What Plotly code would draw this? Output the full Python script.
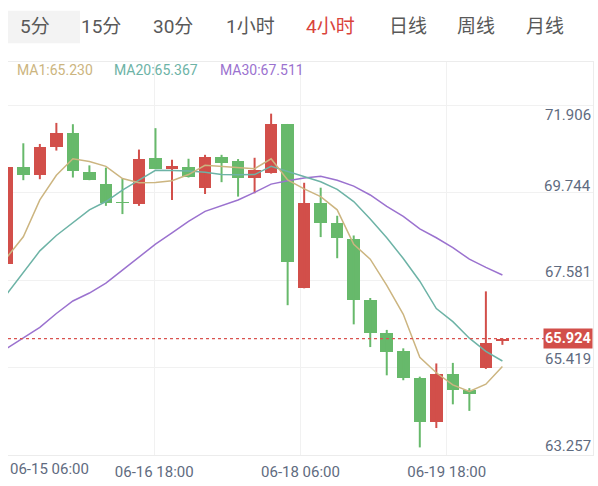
import plotly.graph_objects as go

# ---------------- data ----------------
tabs = ["5分", "15分", "30分", "1小时", "4小时", "日线", "周线", "月线"]
active_tab = "4小时"
x_tick_labels = ["06-15 06:00", "06-16 18:00", "06-18 06:00", "06-19 18:00"]
y_tick_labels = ["71.906", "69.744", "67.581", "65.419", "63.257"]
legend_texts = ["MA1:65.230", "MA20:65.367", "MA30:67.511"]
last_price = 65.924

opens = [67.776, 70.207, 70.000, 70.700, 71.045, 70.084, 69.779, 69.345, 69.286, 70.429,
         70.165, 70.207, 69.673, 70.468, 70.345, 69.936, 70.059, 71.274, 67.192, 69.320,
         68.811, 68.417, 66.882, 66.077, 65.626, 64.936, 63.843, 65.035, 64.648, 65.183,
         65.860]
highs = [70.207, 70.798, 70.781, 71.306, 71.274, 70.247, 70.190, 69.919, 70.641, 71.175,
         70.387, 70.412, 70.510, 70.510, 70.404, 70.436, 71.537, 71.280, 69.813, 69.690,
         68.990, 68.498, 66.939, 66.143, 65.683, 64.976, 65.306, 65.320, 64.690, 67.104,
         65.930]
lows = [67.776, 69.877, 69.902, 70.616, 69.944, 69.877, 69.237, 69.032, 69.237, 70.153,
        69.385, 69.944, 69.532, 69.828, 69.468, 69.550, 70.042, 66.759, 67.180, 68.458,
        67.931, 66.281, 65.715, 65.010, 64.887, 63.212, 63.695, 64.286, 64.123, 65.170,
        65.770]
closes = [70.207, 70.000, 70.700, 71.045, 70.099, 69.894, 69.320, 69.303, 70.412, 70.165,
          70.222, 69.961, 70.468, 70.313, 69.936, 70.123, 71.274, 67.843, 69.320, 68.811,
          68.441, 66.897, 66.077, 65.584, 64.936, 63.843, 65.035, 64.648, 64.550, 65.813,
          65.924]
ma1 = [67.949, 68.466, 69.385, 70.000, 70.412, 70.345, 70.222, 69.919, 69.813, 69.820,
       69.862, 70.018, 70.247, 70.222, 70.190, 70.165, 70.412, 69.882, 69.660, 69.468,
       69.138, 68.276, 67.907, 67.252, 66.532, 65.461, 65.074, 64.771, 64.606, 64.788,
       65.230]
ma20 = [67.037, 67.579, 68.114, 68.498, 68.811, 69.138, 69.345, 69.631, 69.877, 70.123,
        70.116, 70.109, 70.074, 70.018, 70.010, 70.018, 70.222, 70.096, 69.976, 69.838,
        69.648, 69.345, 68.909, 68.441, 67.924, 67.357, 66.675, 66.348, 65.936, 65.609,
        65.367]
ma30 = [65.683, 65.936, 66.207, 66.552, 66.865, 67.062, 67.308, 67.636, 67.966, 68.281,
        68.564, 68.852, 69.099, 69.237, 69.385, 69.574, 69.779, 69.862, 69.931, 69.976,
        69.877, 69.729, 69.508, 69.222, 68.976, 68.663, 68.441, 68.195, 67.907, 67.702,
        67.511]

# ---------------- styling ----------------
W, H = 598, 486
PL, PR, PT, PB = 8, 593, 62, 460          # plot area in pixels
UP = "#d24f4a"
DOWN = "#67b96b"
C_MA1, C_MA20, C_MA30 = "#ccb580", "#6db3a6", "#9b72cf"
AXIS_TXT = "#5f6b80"
GRID = "#f1f1f1"
FONT = "Roboto, Noto Sans CJK SC, sans-serif"

n = len(closes)
idx = list(range(n))
slot = 16.52                                # px per candle
x0_px = 6.8                                 # centre of first candle
x_range = [(PL - x0_px) / slot, (PR - x0_px) / slot]
ppu = 40.6                                  # px per price unit
def y_val(py):
    return 65.419 + (362.7 - py) / ppu
def y_px(v):
    return 362.7 - (v - 65.419) * ppu
y_range = [y_val(PB), y_val(PT)]

def paper(px, py):
    return (px - PL) / (PR - PL), (PB - py) / (PB - PT)

colors = [UP if c >= o else DOWN for o, c in zip(opens, closes)]

fig = go.Figure()

# candle bodies
fig.add_trace(go.Bar(
    x=idx, y=[abs(c - o) for o, c in zip(opens, closes)],
    base=[min(o, c) for o, c in zip(opens, closes)],
    width=0.76, marker=dict(color=colors, line=dict(width=0)),
    hoverinfo="skip", showlegend=False))

# wicks
for col in (UP, DOWN):
    xs, ys = [], []
    for i in idx:
        if colors[i] == col:
            xs += [i, i, None]
            ys += [lows[i], highs[i], None]
    fig.add_trace(go.Scatter(x=xs, y=ys, mode="lines",
                             line=dict(color=col, width=2),
                             hoverinfo="skip", showlegend=False))

# moving averages
for vals, col in ((ma30, C_MA30), (ma20, C_MA20), (ma1, C_MA1)):
    fig.add_trace(go.Scatter(x=idx, y=vals, mode="lines",
                             line=dict(color=col, width=1.5),
                             hoverinfo="skip", showlegend=False))

# grid positions (evenly divided plot)
xgrid_px = [PL + (PR - PL) * k / 4 for k in (1, 2, 3)]
xgrid = [(p - x0_px) / slot for p in xgrid_px]
ygrid_px = [106 + (PB - 106) * k / 4 for k in range(5)]
ygrid = [y_val(p) for p in ygrid_px]

annotations = []
shapes = []

# tab bar
bx0, by0 = paper(8, 10)
bx1, by1 = paper(80, 43)
shapes.append(dict(type="rect", xref="paper", yref="paper", x0=bx0, y0=by0, x1=bx1, y1=by1,
                   fillcolor="#f3f3f3", line=dict(width=0), layer="below"))
tab_left_px = [18, 79, 151, 224, 304, 387, 455, 524]
for t, lx in zip(tabs, tab_left_px):
    px_, py_ = paper(lx, 26)
    annotations.append(dict(text=t, xref="paper", yref="paper", x=px_, y=py_,
                            xanchor="left", yanchor="middle", showarrow=False,
                            font=dict(family=FONT, size=19,
                                      color="#d9433b" if t == active_tab else "#595959")))

# MA legend
for t, lx, col in zip(legend_texts, [15, 112, 218], [C_MA1, C_MA20, C_MA30]):
    px_, py_ = paper(lx, 70)
    annotations.append(dict(text=t, xref="paper", yref="paper", x=px_, y=py_,
                            xanchor="left", yanchor="middle", showarrow=False,
                            font=dict(family=FONT, size=14, color=col)))

# y axis labels (drawn inside on the right)
for t in y_tick_labels:
    v = float(t)
    shift = 0
    if v > y_val(106):          # top label is kept inside the grid
        shift = -(115 - y_px(v))
    annotations.append(dict(text=t, xref="paper", yref="y", x=1, y=v, yshift=shift,
                            xanchor="right", yanchor="middle", showarrow=False,
                            font=dict(family=FONT, size=15, color=AXIS_TXT)))

# first x label, left aligned at the plot edge
fx, fy = paper(PL, 474)
annotations.append(dict(text=x_tick_labels[0], xref="paper", yref="paper", x=fx, y=fy,
                        xanchor="left", yanchor="middle", showarrow=False,
                        font=dict(family=FONT, size=15, color=AXIS_TXT)))

# last price line + label
lx1, _ = paper(547, 0)
shapes.append(dict(type="line", xref="paper", yref="y", x0=0, x1=lx1,
                   y0=last_price, y1=last_price,
                   line=dict(color="#d9534f", width=1.3, dash="dot")))
annotations.append(dict(text="<b>%.3f</b>" % last_price, xref="paper", yref="y",
                        x=1, y=last_price, xanchor="right", yanchor="middle",
                        showarrow=False, bgcolor=UP, borderpad=1,
                        font=dict(family=FONT, size=14.5, color="white")))

fig.update_layout(
    width=W, height=H,
    margin=dict(l=PL, r=W - PR, t=PT, b=H - PB, pad=0),
    paper_bgcolor="white", plot_bgcolor="white",
    barmode="overlay", bargap=0,
    showlegend=False, hovermode=False,
    font=dict(family=FONT),
    xaxis=dict(range=x_range, tickmode="array", tickvals=xgrid, ticktext=x_tick_labels[1:],
               showgrid=True, gridcolor=GRID, gridwidth=1, zeroline=False,
               showline=True, linecolor="#ececec", linewidth=1, mirror=True,
               ticks="", ticklabelstandoff=3,
               tickfont=dict(family=FONT, size=15, color=AXIS_TXT),
               fixedrange=True),
    yaxis=dict(range=y_range, tickmode="array", tickvals=ygrid, showticklabels=False,
               showgrid=True, gridcolor=GRID, gridwidth=1, zeroline=False,
               side="right", showline=True, linecolor="#ececec", linewidth=1,
               ticks="", fixedrange=True),
    annotations=annotations, shapes=shapes,
)

fig.write_html("out.html", config={"displayModeBar": False, "staticPlot": True})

-------------------------

## SHORT EXERCISE
Pictures are excluded; extract exactly the lines from the start of the data through the line that holds "import plotly.graph_objects as go", both ends included.

## RESULT OF THE EXERCISE
What Plotly code would draw this? Output the full Python script.
import plotly.graph_objects as go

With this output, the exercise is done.